▶ **Challenge**
Will you extract the entries word for word? Images should not appear in the copy.

-- start of Dataset rows --

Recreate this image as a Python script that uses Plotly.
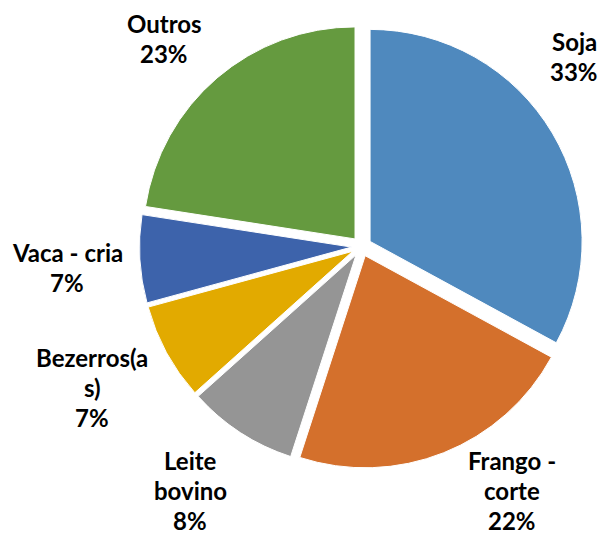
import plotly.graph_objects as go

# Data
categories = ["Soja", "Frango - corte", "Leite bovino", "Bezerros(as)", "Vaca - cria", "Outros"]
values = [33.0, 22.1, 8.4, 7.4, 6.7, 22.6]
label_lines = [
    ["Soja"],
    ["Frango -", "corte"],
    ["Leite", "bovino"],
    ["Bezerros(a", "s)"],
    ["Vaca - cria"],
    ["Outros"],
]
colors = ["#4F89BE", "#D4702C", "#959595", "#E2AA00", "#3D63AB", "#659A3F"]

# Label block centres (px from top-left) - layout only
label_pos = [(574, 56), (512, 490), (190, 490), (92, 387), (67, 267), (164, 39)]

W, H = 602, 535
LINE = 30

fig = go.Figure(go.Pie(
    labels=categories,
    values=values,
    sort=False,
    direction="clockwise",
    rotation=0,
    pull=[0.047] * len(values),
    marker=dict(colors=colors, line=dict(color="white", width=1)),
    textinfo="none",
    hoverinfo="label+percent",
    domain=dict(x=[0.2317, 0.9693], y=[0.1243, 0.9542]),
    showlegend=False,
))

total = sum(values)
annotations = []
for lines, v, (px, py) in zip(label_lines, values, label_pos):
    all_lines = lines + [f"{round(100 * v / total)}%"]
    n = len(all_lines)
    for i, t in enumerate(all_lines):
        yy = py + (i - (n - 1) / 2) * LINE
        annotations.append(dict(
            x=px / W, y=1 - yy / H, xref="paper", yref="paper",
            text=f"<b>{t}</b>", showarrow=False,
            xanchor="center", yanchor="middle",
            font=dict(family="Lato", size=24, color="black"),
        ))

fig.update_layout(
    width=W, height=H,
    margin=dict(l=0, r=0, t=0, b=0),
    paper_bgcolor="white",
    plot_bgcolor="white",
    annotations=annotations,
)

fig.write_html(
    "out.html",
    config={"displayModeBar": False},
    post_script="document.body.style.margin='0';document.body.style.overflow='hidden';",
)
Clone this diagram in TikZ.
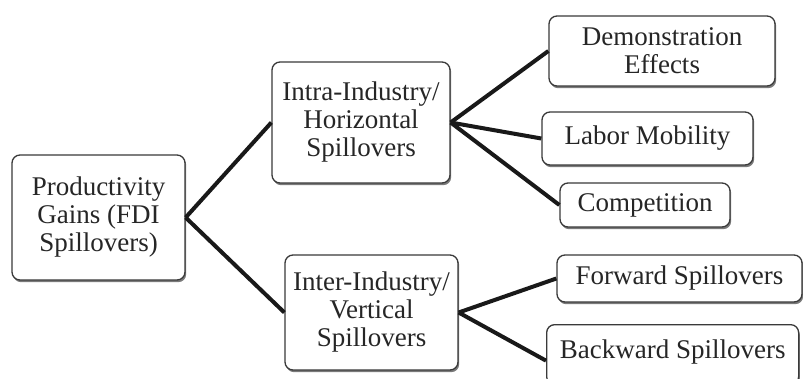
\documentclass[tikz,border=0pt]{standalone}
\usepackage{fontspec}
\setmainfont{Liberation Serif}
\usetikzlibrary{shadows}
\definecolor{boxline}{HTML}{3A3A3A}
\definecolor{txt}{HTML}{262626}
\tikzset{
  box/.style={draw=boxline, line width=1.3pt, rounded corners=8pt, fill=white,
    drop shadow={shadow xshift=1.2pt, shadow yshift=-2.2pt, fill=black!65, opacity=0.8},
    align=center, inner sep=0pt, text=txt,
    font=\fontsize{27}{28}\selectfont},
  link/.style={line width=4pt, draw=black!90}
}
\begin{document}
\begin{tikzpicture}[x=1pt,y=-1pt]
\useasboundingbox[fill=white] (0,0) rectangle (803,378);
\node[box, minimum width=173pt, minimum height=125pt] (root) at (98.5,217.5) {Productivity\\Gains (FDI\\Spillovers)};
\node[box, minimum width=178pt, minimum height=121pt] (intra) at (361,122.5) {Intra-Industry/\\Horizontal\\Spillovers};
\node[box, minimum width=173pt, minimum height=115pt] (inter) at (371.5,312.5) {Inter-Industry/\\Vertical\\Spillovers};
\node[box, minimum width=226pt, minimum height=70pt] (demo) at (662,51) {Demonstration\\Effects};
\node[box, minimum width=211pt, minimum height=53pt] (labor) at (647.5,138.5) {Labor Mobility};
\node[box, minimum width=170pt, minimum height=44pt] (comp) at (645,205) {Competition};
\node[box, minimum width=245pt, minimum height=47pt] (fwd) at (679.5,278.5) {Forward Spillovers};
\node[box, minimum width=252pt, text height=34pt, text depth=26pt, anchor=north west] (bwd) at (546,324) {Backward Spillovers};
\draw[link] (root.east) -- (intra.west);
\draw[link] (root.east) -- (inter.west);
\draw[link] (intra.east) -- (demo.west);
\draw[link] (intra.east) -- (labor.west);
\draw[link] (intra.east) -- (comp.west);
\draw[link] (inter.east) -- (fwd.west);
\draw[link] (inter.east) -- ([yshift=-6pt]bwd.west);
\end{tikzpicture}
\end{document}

-- end of Dataset rows --

▶ **Answer to this task**
Recreate this image as a Python script that uses Plotly.
import plotly.graph_objects as go

# Data
categories = ["Soja", "Frango - corte", "Leite bovino", "Bezerros(as)", "Vaca - cria", "Outros"]
values = [33.0, 22.1, 8.4, 7.4, 6.7, 22.6]
label_lines = [
    ["Soja"],
    ["Frango -", "corte"],
    ["Leite", "bovino"],
    ["Bezerros(a", "s)"],
    ["Vaca - cria"],
    ["Outros"],
]
colors = ["#4F89BE", "#D4702C", "#959595", "#E2AA00", "#3D63AB", "#659A3F"]

# Label block centres (px from top-left) - layout only
label_pos = [(574, 56), (512, 490), (190, 490), (92, 387), (67, 267), (164, 39)]

W, H = 602, 535
LINE = 30

fig = go.Figure(go.Pie(
    labels=categories,
    values=values,
    sort=False,
    direction="clockwise",
    rotation=0,
    pull=[0.047] * len(values),
    marker=dict(colors=colors, line=dict(color="white", width=1)),
    textinfo="none",
    hoverinfo="label+percent",
    domain=dict(x=[0.2317, 0.9693], y=[0.1243, 0.9542]),
    showlegend=False,
))

total = sum(values)
annotations = []
for lines, v, (px, py) in zip(label_lines, values, label_pos):
    all_lines = lines + [f"{round(100 * v / total)}%"]
    n = len(all_lines)
    for i, t in enumerate(all_lines):
        yy = py + (i - (n - 1) / 2) * LINE
        annotations.append(dict(
            x=px / W, y=1 - yy / H, xref="paper", yref="paper",
            text=f"<b>{t}</b>", showarrow=False,
            xanchor="center", yanchor="middle",
            font=dict(family="Lato", size=24, color="black"),
        ))

fig.update_layout(
    width=W, height=H,
    margin=dict(l=0, r=0, t=0, b=0),
    paper_bgcolor="white",
    plot_bgcolor="white",
    annotations=annotations,
)

fig.write_html(
    "out.html",
    config={"displayModeBar": False},
    post_script="document.body.style.margin='0';document.body.style.overflow='hidden';",
)
Clone this diagram in TikZ.
\documentclass[tikz,border=0pt]{standalone}
\usepackage{fontspec}
\setmainfont{Liberation Serif}
\usetikzlibrary{shadows}
\definecolor{boxline}{HTML}{3A3A3A}
\definecolor{txt}{HTML}{262626}
\tikzset{
  box/.style={draw=boxline, line width=1.3pt, rounded corners=8pt, fill=white,
    drop shadow={shadow xshift=1.2pt, shadow yshift=-2.2pt, fill=black!65, opacity=0.8},
    align=center, inner sep=0pt, text=txt,
    font=\fontsize{27}{28}\selectfont},
  link/.style={line width=4pt, draw=black!90}
}
\begin{document}
\begin{tikzpicture}[x=1pt,y=-1pt]
\useasboundingbox[fill=white] (0,0) rectangle (803,378);
\node[box, minimum width=173pt, minimum height=125pt] (root) at (98.5,217.5) {Productivity\\Gains (FDI\\Spillovers)};
\node[box, minimum width=178pt, minimum height=121pt] (intra) at (361,122.5) {Intra-Industry/\\Horizontal\\Spillovers};
\node[box, minimum width=173pt, minimum height=115pt] (inter) at (371.5,312.5) {Inter-Industry/\\Vertical\\Spillovers};
\node[box, minimum width=226pt, minimum height=70pt] (demo) at (662,51) {Demonstration\\Effects};
\node[box, minimum width=211pt, minimum height=53pt] (labor) at (647.5,138.5) {Labor Mobility};
\node[box, minimum width=170pt, minimum height=44pt] (comp) at (645,205) {Competition};
\node[box, minimum width=245pt, minimum height=47pt] (fwd) at (679.5,278.5) {Forward Spillovers};
\node[box, minimum width=252pt, text height=34pt, text depth=26pt, anchor=north west] (bwd) at (546,324) {Backward Spillovers};
\draw[link] (root.east) -- (intra.west);
\draw[link] (root.east) -- (inter.west);
\draw[link] (intra.east) -- (demo.west);
\draw[link] (intra.east) -- (labor.west);
\draw[link] (intra.east) -- (comp.west);
\draw[link] (inter.east) -- (fwd.west);
\draw[link] (inter.east) -- ([yshift=-6pt]bwd.west);
\end{tikzpicture}
\end{document}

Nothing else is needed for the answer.